### Goal
Find each line containing the string "this". Copy it.

### Input records
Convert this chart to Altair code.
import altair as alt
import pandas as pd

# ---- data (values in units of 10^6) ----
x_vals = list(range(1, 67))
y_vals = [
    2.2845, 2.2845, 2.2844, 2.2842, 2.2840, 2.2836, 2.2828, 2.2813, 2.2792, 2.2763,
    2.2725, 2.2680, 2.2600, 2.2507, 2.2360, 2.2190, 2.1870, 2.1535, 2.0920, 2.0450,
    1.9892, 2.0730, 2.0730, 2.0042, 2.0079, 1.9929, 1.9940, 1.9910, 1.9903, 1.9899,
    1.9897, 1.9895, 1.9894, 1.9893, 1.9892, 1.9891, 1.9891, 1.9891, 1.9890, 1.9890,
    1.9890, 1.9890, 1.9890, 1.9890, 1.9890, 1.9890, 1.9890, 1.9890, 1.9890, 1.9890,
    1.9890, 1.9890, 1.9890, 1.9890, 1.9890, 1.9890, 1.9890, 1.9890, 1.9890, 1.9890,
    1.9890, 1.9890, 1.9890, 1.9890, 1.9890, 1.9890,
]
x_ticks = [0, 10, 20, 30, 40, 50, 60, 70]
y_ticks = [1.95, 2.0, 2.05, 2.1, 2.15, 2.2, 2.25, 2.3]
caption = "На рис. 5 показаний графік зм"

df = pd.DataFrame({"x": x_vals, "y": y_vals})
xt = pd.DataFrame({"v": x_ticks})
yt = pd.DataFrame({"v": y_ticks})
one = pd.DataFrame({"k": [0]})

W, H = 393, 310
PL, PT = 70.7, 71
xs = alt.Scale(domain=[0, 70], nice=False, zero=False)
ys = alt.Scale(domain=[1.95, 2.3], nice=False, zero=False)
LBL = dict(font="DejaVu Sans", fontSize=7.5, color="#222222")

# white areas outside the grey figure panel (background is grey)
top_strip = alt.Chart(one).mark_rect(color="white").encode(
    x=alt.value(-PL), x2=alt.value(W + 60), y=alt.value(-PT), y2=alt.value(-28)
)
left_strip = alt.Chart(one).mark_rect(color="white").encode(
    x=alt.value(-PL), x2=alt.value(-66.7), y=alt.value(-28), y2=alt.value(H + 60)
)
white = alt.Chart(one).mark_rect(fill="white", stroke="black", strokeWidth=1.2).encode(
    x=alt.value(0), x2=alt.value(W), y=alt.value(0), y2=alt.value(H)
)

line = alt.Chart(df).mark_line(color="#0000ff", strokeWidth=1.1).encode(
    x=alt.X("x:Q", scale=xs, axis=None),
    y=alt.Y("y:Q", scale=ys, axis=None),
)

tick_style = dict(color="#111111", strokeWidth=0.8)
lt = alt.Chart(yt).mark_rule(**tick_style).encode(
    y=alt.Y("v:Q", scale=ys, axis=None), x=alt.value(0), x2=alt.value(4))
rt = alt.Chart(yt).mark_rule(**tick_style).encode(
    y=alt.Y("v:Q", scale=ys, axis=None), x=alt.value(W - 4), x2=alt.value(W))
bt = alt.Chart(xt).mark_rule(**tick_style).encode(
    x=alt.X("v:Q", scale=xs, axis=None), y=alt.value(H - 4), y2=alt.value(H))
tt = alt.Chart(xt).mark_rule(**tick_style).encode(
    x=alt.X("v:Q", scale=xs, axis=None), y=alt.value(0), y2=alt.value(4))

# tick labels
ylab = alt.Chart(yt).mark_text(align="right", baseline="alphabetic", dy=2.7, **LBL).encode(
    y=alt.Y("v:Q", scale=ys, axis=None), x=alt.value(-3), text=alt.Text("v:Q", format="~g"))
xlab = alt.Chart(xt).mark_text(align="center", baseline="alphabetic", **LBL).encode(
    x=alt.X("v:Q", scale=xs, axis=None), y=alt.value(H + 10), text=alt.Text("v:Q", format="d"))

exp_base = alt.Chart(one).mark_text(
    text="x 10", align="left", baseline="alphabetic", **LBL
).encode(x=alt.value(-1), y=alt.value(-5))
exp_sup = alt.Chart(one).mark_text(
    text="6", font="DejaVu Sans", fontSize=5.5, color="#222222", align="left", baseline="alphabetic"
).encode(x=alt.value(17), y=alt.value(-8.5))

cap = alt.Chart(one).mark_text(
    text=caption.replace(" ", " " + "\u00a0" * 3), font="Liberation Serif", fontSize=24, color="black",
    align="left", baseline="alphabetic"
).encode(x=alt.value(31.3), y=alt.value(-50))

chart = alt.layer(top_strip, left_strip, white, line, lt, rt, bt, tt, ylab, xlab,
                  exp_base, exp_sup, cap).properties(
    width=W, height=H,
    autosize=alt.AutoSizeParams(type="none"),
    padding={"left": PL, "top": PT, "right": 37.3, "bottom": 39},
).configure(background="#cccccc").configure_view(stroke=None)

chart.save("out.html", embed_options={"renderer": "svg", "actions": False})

==

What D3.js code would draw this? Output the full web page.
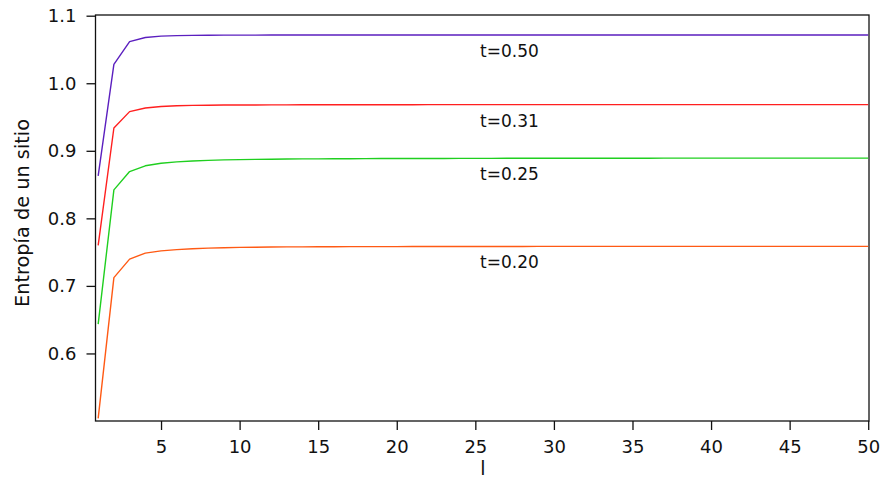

---

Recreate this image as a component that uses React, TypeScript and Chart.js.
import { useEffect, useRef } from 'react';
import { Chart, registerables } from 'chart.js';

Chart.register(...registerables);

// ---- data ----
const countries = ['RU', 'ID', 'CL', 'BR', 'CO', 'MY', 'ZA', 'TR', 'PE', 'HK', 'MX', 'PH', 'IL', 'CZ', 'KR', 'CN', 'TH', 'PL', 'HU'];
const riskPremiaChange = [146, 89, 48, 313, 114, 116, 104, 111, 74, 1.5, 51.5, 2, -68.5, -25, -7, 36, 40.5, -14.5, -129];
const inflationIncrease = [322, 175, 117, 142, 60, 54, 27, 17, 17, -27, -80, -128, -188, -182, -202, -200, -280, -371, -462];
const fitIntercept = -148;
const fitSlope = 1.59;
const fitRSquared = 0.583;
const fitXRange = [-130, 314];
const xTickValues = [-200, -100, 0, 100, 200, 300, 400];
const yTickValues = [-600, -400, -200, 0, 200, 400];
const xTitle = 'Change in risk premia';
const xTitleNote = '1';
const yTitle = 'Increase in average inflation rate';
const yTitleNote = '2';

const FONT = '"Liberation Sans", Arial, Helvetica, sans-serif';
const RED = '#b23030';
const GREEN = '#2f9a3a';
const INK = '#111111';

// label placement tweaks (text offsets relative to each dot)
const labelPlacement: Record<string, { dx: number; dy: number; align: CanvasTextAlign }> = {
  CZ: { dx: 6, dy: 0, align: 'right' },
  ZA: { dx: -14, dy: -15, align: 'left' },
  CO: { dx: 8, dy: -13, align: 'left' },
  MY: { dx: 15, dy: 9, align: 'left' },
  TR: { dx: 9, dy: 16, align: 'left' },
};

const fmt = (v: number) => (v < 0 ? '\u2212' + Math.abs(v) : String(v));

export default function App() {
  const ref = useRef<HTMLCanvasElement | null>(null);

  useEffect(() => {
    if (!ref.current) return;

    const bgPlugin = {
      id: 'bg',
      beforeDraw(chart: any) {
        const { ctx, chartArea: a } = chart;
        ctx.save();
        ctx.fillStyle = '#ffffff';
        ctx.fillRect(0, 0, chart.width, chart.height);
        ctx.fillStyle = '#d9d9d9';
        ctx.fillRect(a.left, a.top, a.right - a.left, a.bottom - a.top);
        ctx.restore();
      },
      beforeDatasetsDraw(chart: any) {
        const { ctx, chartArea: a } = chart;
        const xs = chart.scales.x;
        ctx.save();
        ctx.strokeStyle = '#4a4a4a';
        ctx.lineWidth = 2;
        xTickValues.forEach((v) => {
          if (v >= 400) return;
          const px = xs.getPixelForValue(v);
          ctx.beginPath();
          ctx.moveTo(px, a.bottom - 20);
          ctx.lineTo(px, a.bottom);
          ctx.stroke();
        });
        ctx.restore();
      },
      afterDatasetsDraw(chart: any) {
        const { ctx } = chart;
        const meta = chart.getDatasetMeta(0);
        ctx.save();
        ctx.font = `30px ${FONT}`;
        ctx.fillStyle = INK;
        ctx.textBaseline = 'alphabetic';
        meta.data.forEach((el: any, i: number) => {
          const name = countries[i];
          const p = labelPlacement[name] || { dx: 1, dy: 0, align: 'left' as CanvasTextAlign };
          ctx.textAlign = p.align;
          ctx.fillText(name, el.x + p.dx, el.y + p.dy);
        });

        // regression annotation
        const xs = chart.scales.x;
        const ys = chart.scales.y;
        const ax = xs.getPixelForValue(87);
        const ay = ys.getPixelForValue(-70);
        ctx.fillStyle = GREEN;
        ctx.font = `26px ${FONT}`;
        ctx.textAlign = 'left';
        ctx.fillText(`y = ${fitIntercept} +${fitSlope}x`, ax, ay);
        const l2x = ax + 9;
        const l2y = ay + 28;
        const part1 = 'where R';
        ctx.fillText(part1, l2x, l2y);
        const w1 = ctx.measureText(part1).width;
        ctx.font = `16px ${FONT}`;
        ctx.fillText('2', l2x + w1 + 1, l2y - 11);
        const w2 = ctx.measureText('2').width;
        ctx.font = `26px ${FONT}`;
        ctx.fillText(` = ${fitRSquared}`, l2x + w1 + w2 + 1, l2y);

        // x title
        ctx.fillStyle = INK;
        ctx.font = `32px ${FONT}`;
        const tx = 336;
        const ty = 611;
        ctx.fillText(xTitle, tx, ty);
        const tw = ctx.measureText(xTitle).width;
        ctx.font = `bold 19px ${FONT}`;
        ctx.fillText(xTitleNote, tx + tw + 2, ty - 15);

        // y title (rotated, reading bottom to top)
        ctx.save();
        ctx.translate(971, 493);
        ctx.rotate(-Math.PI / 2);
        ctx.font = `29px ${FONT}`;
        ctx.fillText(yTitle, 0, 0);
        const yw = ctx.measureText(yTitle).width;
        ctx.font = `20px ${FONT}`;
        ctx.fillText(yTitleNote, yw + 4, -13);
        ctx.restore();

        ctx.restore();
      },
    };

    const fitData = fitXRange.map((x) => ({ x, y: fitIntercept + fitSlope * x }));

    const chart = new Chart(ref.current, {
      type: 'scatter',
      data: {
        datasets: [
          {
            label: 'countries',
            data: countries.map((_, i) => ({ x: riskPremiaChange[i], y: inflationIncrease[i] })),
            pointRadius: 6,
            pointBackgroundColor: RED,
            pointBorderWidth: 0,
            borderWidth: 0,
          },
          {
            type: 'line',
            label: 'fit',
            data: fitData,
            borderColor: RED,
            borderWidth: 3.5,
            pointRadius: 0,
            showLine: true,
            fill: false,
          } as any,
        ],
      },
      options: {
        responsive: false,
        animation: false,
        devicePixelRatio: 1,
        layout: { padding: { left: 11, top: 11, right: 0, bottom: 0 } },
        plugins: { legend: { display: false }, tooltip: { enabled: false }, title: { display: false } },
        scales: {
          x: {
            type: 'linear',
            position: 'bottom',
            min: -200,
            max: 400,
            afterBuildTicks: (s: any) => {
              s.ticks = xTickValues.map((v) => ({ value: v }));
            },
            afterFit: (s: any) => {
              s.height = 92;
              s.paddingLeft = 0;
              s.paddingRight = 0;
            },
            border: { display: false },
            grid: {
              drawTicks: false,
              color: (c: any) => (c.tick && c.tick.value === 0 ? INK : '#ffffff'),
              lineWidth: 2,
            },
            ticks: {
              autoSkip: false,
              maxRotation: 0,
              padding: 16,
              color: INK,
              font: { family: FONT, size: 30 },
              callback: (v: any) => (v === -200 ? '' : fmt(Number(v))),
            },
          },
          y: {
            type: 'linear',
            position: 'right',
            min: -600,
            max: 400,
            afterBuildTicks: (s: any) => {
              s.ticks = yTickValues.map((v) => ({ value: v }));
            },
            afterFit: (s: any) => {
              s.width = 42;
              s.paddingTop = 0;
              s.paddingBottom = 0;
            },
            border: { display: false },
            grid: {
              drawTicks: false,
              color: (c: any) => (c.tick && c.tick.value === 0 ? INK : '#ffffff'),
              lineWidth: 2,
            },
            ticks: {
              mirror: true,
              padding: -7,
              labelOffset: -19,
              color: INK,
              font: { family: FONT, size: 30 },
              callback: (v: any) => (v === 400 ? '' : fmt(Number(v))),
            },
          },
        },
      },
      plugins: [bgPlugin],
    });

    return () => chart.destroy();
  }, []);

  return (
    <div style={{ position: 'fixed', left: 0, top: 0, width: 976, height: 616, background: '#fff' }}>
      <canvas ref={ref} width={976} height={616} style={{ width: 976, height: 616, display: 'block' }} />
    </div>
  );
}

### Task solution
Convert this chart to Altair code.
What D3.js code would draw this? Output the full web page.
Recreate this image as a component that uses React, TypeScript and Chart.js.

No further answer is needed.